_Directions_: Starting with the first line of the data below, copy each line up to and including the one containing "const labelY = categories.map((_, i)". Pictures stay out.
[start Collected material]
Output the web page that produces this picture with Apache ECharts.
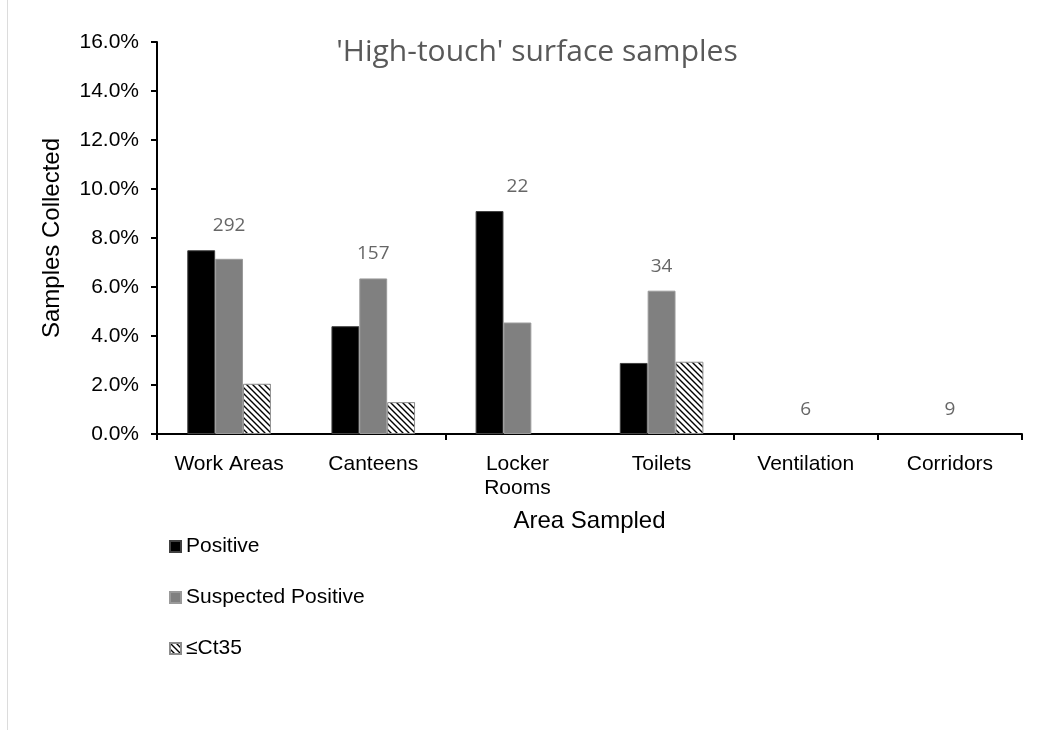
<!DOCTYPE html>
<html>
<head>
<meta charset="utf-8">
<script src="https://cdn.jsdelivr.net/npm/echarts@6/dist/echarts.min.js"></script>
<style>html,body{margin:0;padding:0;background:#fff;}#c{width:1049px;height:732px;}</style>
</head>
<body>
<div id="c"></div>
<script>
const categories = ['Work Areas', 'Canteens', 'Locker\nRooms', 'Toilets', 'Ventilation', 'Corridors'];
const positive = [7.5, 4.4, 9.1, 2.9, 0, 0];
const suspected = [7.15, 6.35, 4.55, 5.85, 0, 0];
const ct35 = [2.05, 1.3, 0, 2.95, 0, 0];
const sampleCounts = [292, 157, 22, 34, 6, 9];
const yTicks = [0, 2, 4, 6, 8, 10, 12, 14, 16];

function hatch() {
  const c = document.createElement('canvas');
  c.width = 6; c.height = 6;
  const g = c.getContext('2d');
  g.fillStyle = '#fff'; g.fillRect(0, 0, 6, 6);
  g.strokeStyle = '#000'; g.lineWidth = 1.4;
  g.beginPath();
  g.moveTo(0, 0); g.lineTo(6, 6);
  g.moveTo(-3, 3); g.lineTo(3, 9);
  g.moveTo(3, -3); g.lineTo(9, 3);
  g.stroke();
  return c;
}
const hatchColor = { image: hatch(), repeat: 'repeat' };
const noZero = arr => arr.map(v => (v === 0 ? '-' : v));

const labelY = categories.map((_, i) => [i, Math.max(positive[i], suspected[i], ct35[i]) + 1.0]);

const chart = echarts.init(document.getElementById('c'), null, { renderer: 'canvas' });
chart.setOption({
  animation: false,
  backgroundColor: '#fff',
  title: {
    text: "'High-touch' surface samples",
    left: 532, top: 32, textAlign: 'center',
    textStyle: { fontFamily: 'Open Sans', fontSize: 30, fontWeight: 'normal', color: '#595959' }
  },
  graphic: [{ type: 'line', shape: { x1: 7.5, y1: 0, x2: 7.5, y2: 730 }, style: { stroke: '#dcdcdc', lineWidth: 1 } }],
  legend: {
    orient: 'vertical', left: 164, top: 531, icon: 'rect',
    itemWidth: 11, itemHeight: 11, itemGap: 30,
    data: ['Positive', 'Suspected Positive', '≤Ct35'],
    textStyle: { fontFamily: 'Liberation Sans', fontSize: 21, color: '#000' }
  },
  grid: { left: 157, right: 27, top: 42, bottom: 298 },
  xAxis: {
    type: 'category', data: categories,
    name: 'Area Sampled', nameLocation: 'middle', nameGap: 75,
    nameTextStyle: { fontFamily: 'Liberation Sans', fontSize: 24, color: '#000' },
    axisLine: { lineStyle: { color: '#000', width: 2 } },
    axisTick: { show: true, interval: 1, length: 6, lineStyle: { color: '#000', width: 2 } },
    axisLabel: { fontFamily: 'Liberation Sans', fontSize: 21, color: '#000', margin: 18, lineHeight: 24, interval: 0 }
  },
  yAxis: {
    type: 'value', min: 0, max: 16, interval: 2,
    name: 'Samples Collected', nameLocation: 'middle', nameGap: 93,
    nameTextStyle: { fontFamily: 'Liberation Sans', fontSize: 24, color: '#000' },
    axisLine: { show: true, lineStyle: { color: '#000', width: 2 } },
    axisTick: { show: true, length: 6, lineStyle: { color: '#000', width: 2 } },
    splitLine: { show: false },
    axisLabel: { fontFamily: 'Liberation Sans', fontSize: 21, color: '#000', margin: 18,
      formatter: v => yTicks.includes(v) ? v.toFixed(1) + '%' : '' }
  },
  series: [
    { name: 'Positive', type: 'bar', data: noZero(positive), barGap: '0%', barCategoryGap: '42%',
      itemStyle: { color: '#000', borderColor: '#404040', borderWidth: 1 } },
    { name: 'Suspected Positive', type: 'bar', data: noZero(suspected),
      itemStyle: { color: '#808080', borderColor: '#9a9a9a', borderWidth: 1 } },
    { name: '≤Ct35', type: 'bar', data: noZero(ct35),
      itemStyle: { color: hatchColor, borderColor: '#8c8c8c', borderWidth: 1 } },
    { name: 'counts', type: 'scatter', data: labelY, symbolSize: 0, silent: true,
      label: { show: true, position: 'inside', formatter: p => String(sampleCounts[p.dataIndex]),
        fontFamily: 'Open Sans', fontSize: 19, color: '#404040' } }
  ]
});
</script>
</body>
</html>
[end Collected material]
_Result below_:
Output the web page that produces this picture with Apache ECharts.
<!DOCTYPE html>
<html>
<head>
<meta charset="utf-8">
<script src="https://cdn.jsdelivr.net/npm/echarts@6/dist/echarts.min.js"></script>
<style>html,body{margin:0;padding:0;background:#fff;}#c{width:1049px;height:732px;}</style>
</head>
<body>
<div id="c"></div>
<script>
const categories = ['Work Areas', 'Canteens', 'Locker\nRooms', 'Toilets', 'Ventilation', 'Corridors'];
const positive = [7.5, 4.4, 9.1, 2.9, 0, 0];
const suspected = [7.15, 6.35, 4.55, 5.85, 0, 0];
const ct35 = [2.05, 1.3, 0, 2.95, 0, 0];
const sampleCounts = [292, 157, 22, 34, 6, 9];
const yTicks = [0, 2, 4, 6, 8, 10, 12, 14, 16];

function hatch() {
  const c = document.createElement('canvas');
  c.width = 6; c.height = 6;
  const g = c.getContext('2d');
  g.fillStyle = '#fff'; g.fillRect(0, 0, 6, 6);
  g.strokeStyle = '#000'; g.lineWidth = 1.4;
  g.beginPath();
  g.moveTo(0, 0); g.lineTo(6, 6);
  g.moveTo(-3, 3); g.lineTo(3, 9);
  g.moveTo(3, -3); g.lineTo(9, 3);
  g.stroke();
  return c;
}
const hatchColor = { image: hatch(), repeat: 'repeat' };
const noZero = arr => arr.map(v => (v === 0 ? '-' : v));

const labelY = categories.map((_, i) => [i, Math.max(positive[i], suspected[i], ct35[i]) + 1.0]);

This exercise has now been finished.